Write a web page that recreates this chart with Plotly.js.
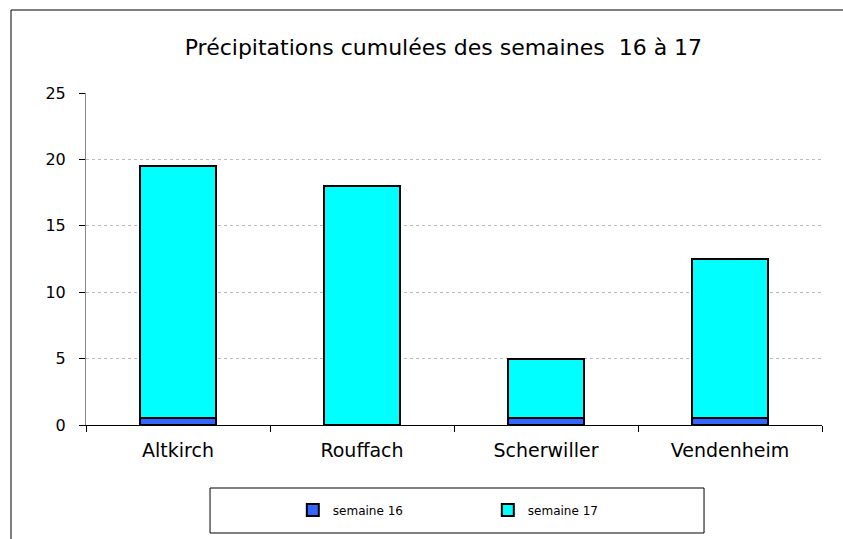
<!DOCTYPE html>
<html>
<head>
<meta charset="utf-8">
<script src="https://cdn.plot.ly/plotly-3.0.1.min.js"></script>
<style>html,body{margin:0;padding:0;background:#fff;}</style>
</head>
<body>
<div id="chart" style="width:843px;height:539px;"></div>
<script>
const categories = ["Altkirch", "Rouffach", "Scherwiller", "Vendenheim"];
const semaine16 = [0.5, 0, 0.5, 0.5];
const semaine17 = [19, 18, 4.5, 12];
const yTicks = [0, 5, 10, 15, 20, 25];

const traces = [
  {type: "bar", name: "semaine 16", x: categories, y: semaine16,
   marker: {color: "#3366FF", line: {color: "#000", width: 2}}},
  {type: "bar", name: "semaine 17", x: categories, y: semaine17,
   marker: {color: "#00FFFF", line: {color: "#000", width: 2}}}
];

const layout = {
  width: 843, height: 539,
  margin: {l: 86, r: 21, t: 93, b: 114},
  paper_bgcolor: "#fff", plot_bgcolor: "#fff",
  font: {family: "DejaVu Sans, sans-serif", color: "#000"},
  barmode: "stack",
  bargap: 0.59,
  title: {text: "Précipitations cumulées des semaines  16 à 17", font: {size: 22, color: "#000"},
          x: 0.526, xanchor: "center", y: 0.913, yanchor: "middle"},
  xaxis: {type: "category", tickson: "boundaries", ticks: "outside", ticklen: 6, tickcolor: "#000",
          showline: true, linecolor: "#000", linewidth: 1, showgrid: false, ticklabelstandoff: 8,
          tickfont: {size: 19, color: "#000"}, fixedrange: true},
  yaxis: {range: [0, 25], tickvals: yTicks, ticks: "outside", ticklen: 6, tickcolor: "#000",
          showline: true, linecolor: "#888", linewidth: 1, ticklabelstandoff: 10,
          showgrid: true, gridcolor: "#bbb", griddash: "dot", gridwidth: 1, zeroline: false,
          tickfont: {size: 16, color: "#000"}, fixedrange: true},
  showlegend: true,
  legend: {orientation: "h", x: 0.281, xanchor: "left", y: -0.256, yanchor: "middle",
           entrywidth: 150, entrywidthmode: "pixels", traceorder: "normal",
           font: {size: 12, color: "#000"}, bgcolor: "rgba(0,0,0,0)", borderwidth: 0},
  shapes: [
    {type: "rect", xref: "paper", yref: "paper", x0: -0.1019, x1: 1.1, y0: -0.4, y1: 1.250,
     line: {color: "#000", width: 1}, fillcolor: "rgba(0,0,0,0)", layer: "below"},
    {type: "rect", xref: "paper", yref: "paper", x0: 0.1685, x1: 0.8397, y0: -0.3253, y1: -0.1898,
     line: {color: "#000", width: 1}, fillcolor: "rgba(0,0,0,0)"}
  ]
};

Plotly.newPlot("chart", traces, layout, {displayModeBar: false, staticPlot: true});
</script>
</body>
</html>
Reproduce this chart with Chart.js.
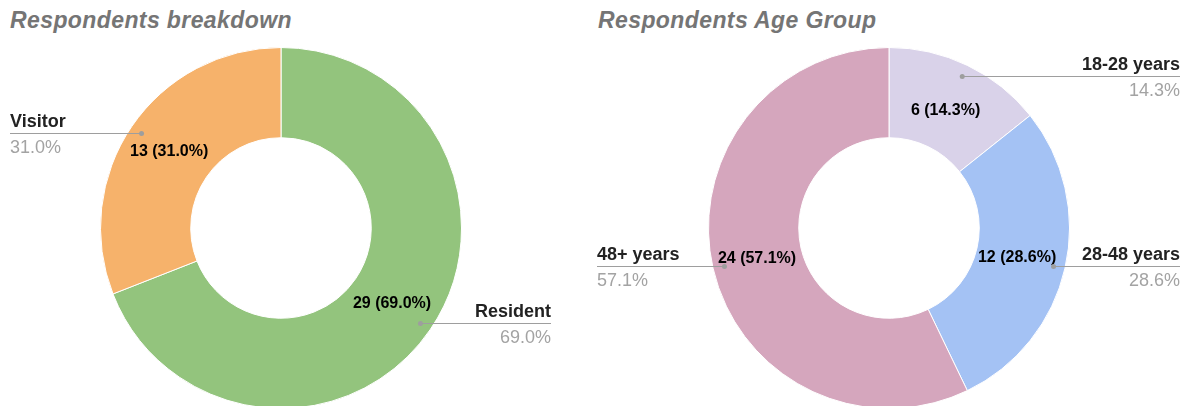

----

Omit the pictures, then output the rest of the listing exactly.

The completed task:
Write a web page that recreates this chart with Plotly.js.
<!DOCTYPE html>
<html>
<head>
<meta charset="utf-8">
<script src="https://cdn.plot.ly/plotly-3.0.1.min.js"></script>
<style>html,body{margin:0;padding:0;background:#fff;}</style>
</head>
<body>
<div id="chart" style="width:843px;height:539px;"></div>
<script>
const categories = ["Altkirch", "Rouffach", "Scherwiller", "Vendenheim"];
const semaine16 = [0.5, 0, 0.5, 0.5];
const semaine17 = [19, 18, 4.5, 12];
const yTicks = [0, 5, 10, 15, 20, 25];

const traces = [
  {type: "bar", name: "semaine 16", x: categories, y: semaine16,
   marker: {color: "#3366FF", line: {color: "#000", width: 2}}},
  {type: "bar", name: "semaine 17", x: categories, y: semaine17,
   marker: {color: "#00FFFF", line: {color: "#000", width: 2}}}
];

const layout = {
  width: 843, height: 539,
  margin: {l: 86, r: 21, t: 93, b: 114},
  paper_bgcolor: "#fff", plot_bgcolor: "#fff",
  font: {family: "DejaVu Sans, sans-serif", color: "#000"},
  barmode: "stack",
  bargap: 0.59,
  title: {text: "Précipitations cumulées des semaines  16 à 17", font: {size: 22, color: "#000"},
          x: 0.526, xanchor: "center", y: 0.913, yanchor: "middle"},
  xaxis: {type: "category", tickson: "boundaries", ticks: "outside", ticklen: 6, tickcolor: "#000",
          showline: true, linecolor: "#000", linewidth: 1, showgrid: false, ticklabelstandoff: 8,
          tickfont: {size: 19, color: "#000"}, fixedrange: true},
  yaxis: {range: [0, 25], tickvals: yTicks, ticks: "outside", ticklen: 6, tickcolor: "#000",
          showline: true, linecolor: "#888", linewidth: 1, ticklabelstandoff: 10,
          showgrid: true, gridcolor: "#bbb", griddash: "dot", gridwidth: 1, zeroline: false,
          tickfont: {size: 16, color: "#000"}, fixedrange: true},
  showlegend: true,
  legend: {orientation: "h", x: 0.281, xanchor: "left", y: -0.256, yanchor: "middle",
           entrywidth: 150, entrywidthmode: "pixels", traceorder: "normal",
           font: {size: 12, color: "#000"}, bgcolor: "rgba(0,0,0,0)", borderwidth: 0},
  shapes: [
    {type: "rect", xref: "paper", yref: "paper", x0: -0.1019, x1: 1.1, y0: -0.4, y1: 1.250,
     line: {color: "#000", width: 1}, fillcolor: "rgba(0,0,0,0)", layer: "below"},
    {type: "rect", xref: "paper", yref: "paper", x0: 0.1685, x1: 0.8397, y0: -0.3253, y1: -0.1898,
     line: {color: "#000", width: 1}, fillcolor: "rgba(0,0,0,0)"}
  ]
};

Plotly.newPlot("chart", traces, layout, {displayModeBar: false, staticPlot: true});
</script>
</body>
</html>
Reproduce this chart with Chart.js.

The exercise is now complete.